Congratulations to all the participants in this year's Million Pound Challenge! You are completing the first part of your lifelong journey to a healthier you.
As a physician, I help my patients learn to live healthier lives, and they share their questions and concerns with me. They often ask about body mass index (BMI): They want to know what it is, and if it matters. Body mass index does matter, and there is a lot to it.
Most people know their height and weight, or at least can make a good guess at it. What does that information tell us? For years doctors have used height and weight values to determine what defines "low" weight, "normal" weight, "overweight," and "obese."
People think it is as simple as looking in the mirror to determine whether you are under or overweight, but the degree to which a person's weight compares to his or her height is valuable information for medical providers. A person's excess weight can affect his or her likelihood of developing serious chronic medical conditions such as diabetes, high blood pressure, and arthritis.
To better describe the degree of excess weight and obesity, BMI was developed. By definition, BMI is the value assigned to people based on their weight versus the square of their height. It is a mathematical formula defined in kilograms/meters squared. To determine your BMI, use the following formula: weight in pounds divided by height in inches squared times 704 (example: the BMI of a 150-pound woman who is 5 feet, 8 inches tall would be: 150 divided by 4,624 (her height in inches squared) multiplied by 704 equals 22.8kg/m2).
BMI values are now widely used to describe what is considered under or overweight. A BMI of less than 18.5 is considered underweight. Values from 18.5 to 24.9 are considered "normal" weight. BMI of 25-29.9 is "overweight," and a BMI of 30-39.9 is considered obese. A BMI greater than 40 is considered "morbid" or extreme obesity.
Knowing BMI is important because research has shown that as BMI increases, so do risks for health conditions and the sickness and death that result. For example, the risk of diabetes begins to rise with a BMI of 25, which is just outside the "normal" weight range.
However, BMI does have its limitations. While BMI allows for a single value to describe the degree of overweight in an individual, it does not make a statement about body composition. Heavy, lean bodybuilders can have high
BMIs, even in the obese range, but their weight is high for their height due to a high percentage of muscle mass, not fat mass. For the general population, however, the excess weight on a person's frame is from excess fat mass. Over the general population, BMI is correlated with most other measures of excess body fat.
Different BMI standards apply to young children, however, as older children and teens become more overweight, comparisons can be made with adult BMI values and obesity. Also, healthy BMI can vary by ethnic group. For example, in Asian individuals BMI's over 23 are considered overweight.

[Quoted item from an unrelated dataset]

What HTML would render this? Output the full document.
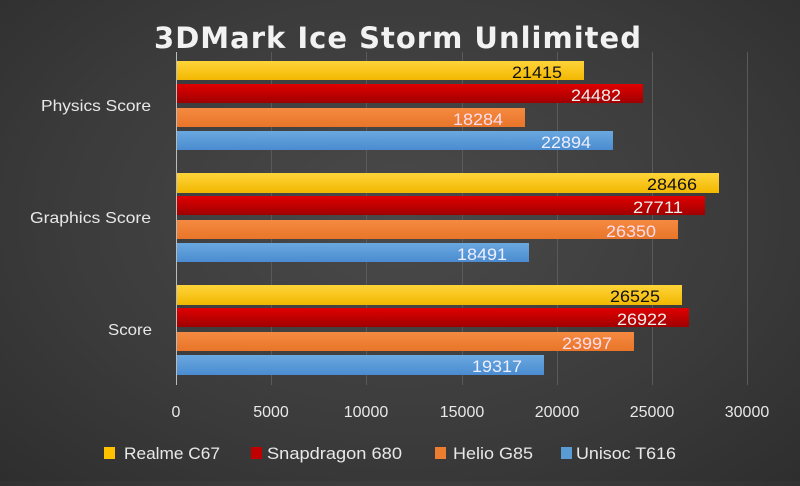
<!DOCTYPE html><html><head><style>
body{margin:0;width:800px;height:481px;overflow:hidden;background:radial-gradient(ellipse at 50% 45%,#4a4a4a 0%,#3b3b3b 60%,#2e2e2e 100%);font-family:"Liberation Sans",sans-serif}
</style></head><body>
<svg width="800" height="481" xmlns="http://www.w3.org/2000/svg">
<defs>
<linearGradient id="y" x1="0" y1="0" x2="0" y2="1"><stop offset="0" stop-color="#ffd43a"/><stop offset="1" stop-color="#f2b800"/></linearGradient>
<linearGradient id="r" x1="0" y1="0" x2="0" y2="1"><stop offset="0" stop-color="#e00000"/><stop offset="1" stop-color="#a00000"/></linearGradient>
<linearGradient id="o" x1="0" y1="0" x2="0" y2="1"><stop offset="0" stop-color="#f58a40"/><stop offset="1" stop-color="#e8752a"/></linearGradient>
<linearGradient id="b" x1="0" y1="0" x2="0" y2="1"><stop offset="0" stop-color="#6aa8e0"/><stop offset="1" stop-color="#4a8cd0"/></linearGradient>
</defs>
<g stroke="#5a5a5a" stroke-width="1">
<line x1="271.5" y1="52" x2="271.5" y2="385"/><line x1="366.5" y1="52" x2="366.5" y2="385"/><line x1="462.5" y1="52" x2="462.5" y2="385"/><line x1="557.5" y1="52" x2="557.5" y2="385"/><line x1="652.5" y1="52" x2="652.5" y2="385"/><line x1="747.5" y1="52" x2="747.5" y2="385"/>
</g>
<line x1="176.5" y1="52" x2="176.5" y2="385" stroke="#bbb"/>
<text x="398" y="48" text-anchor="middle" font-size="29" font-weight="bold" fill="#f2f2f2" font-family="DejaVu Sans,sans-serif" letter-spacing="1">3DMark Ice Storm Unlimited</text>
<g font-size="17" font-family="Liberation Sans Narrow,Liberation Sans,sans-serif" lengthAdjust="spacingAndGlyphs">
<rect x="177" y="61" width="407" height="19" fill="url(#y)"/><text x="512" y="78" textLength="50" lengthAdjust="spacingAndGlyphs" fill="#111">21415</text>
<rect x="177" y="84" width="466" height="19" fill="url(#r)"/><text x="571" y="101" textLength="50" lengthAdjust="spacingAndGlyphs" fill="#eee">24482</text>
<rect x="177" y="108" width="348" height="19" fill="url(#o)"/><text x="453" y="125" textLength="50" lengthAdjust="spacingAndGlyphs" fill="#fde">18284</text>
<rect x="177" y="131" width="436" height="19" fill="url(#b)"/><text x="541" y="148" textLength="50" lengthAdjust="spacingAndGlyphs" fill="#eef">22894</text>
<rect x="177" y="173" width="542" height="20" fill="url(#y)"/><text x="647" y="190" textLength="50" lengthAdjust="spacingAndGlyphs" fill="#111">28466</text>
<rect x="177" y="196" width="528" height="19" fill="url(#r)"/><text x="633" y="213" textLength="50" lengthAdjust="spacingAndGlyphs" fill="#eee">27711</text>
<rect x="177" y="220" width="501" height="19" fill="url(#o)"/><text x="606" y="237" textLength="50" lengthAdjust="spacingAndGlyphs" fill="#fde">26350</text>
<rect x="177" y="243" width="352" height="19" fill="url(#b)"/><text x="457" y="260" textLength="50" lengthAdjust="spacingAndGlyphs" fill="#eef">18491</text>
<rect x="177" y="285" width="505" height="20" fill="url(#y)"/><text x="610" y="302" textLength="50" lengthAdjust="spacingAndGlyphs" fill="#111">26525</text>
<rect x="177" y="308" width="512" height="19" fill="url(#r)"/><text x="617" y="325" textLength="50" lengthAdjust="spacingAndGlyphs" fill="#eee">26922</text>
<rect x="177" y="332" width="457" height="19" fill="url(#o)"/><text x="562" y="349" textLength="50" lengthAdjust="spacingAndGlyphs" fill="#fde">23997</text>
<rect x="177" y="355" width="367" height="20" fill="url(#b)"/><text x="472" y="372" textLength="50" lengthAdjust="spacingAndGlyphs" fill="#eef">19317</text>
</g>
<g font-size="16" fill="#e8e8e8">
<text x="41" y="111" textLength="110" lengthAdjust="spacingAndGlyphs">Physics Score</text><text x="30" y="223" textLength="121" lengthAdjust="spacingAndGlyphs">Graphics Score</text><text x="108" y="335" textLength="44" lengthAdjust="spacingAndGlyphs">Score</text>
</g>
<g font-size="16" fill="#e8e8e8" text-anchor="middle">
<text x="176" y="417">0</text><text x="271" y="417">5000</text><text x="366" y="417">10000</text><text x="462" y="417">15000</text><text x="557" y="417">20000</text><text x="652" y="417">25000</text><text x="747" y="417">30000</text>
</g>
<g font-size="17" fill="#e8e8e8">
<rect x="104" y="447" width="11" height="12" fill="#ffc000"/><text x="124" y="459" textLength="96" lengthAdjust="spacingAndGlyphs">Realme C67</text>
<rect x="251" y="447" width="11" height="12" fill="#c00000"/><text x="267" y="459" textLength="135" lengthAdjust="spacingAndGlyphs">Snapdragon 680</text>
<rect x="435" y="447" width="11" height="12" fill="#ed7d31"/><text x="453" y="459" textLength="80" lengthAdjust="spacingAndGlyphs">Helio G85</text>
<rect x="561" y="447" width="11" height="12" fill="#5b9bd5"/><text x="576" y="459" textLength="100" lengthAdjust="spacingAndGlyphs">Unisoc T616</text>
</g>
</svg>
</body></html>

BMI is just one measure of a person's overall degree of health risk, but it does allow for health care professionals, researchers, and other interested parties to make generalized estimates of the degree of obesity present in an individual or a population group. It can help guide decisions for weight management treatment (people with a BMI greater than 40 generally are considered candidates for bariatric surgery.) Also, it can help individuals track their weight loss progress and set body weight goals that are likely to place them at a healthy weight. People who are interested in finding their BMI and what implications it has for their health should visit their family doctor for more information.
Dr. Catherine Carrigan is medical director of Mercy Weight Management as well as a family medicine physician with Mercy Family Physicians in Perrysburg.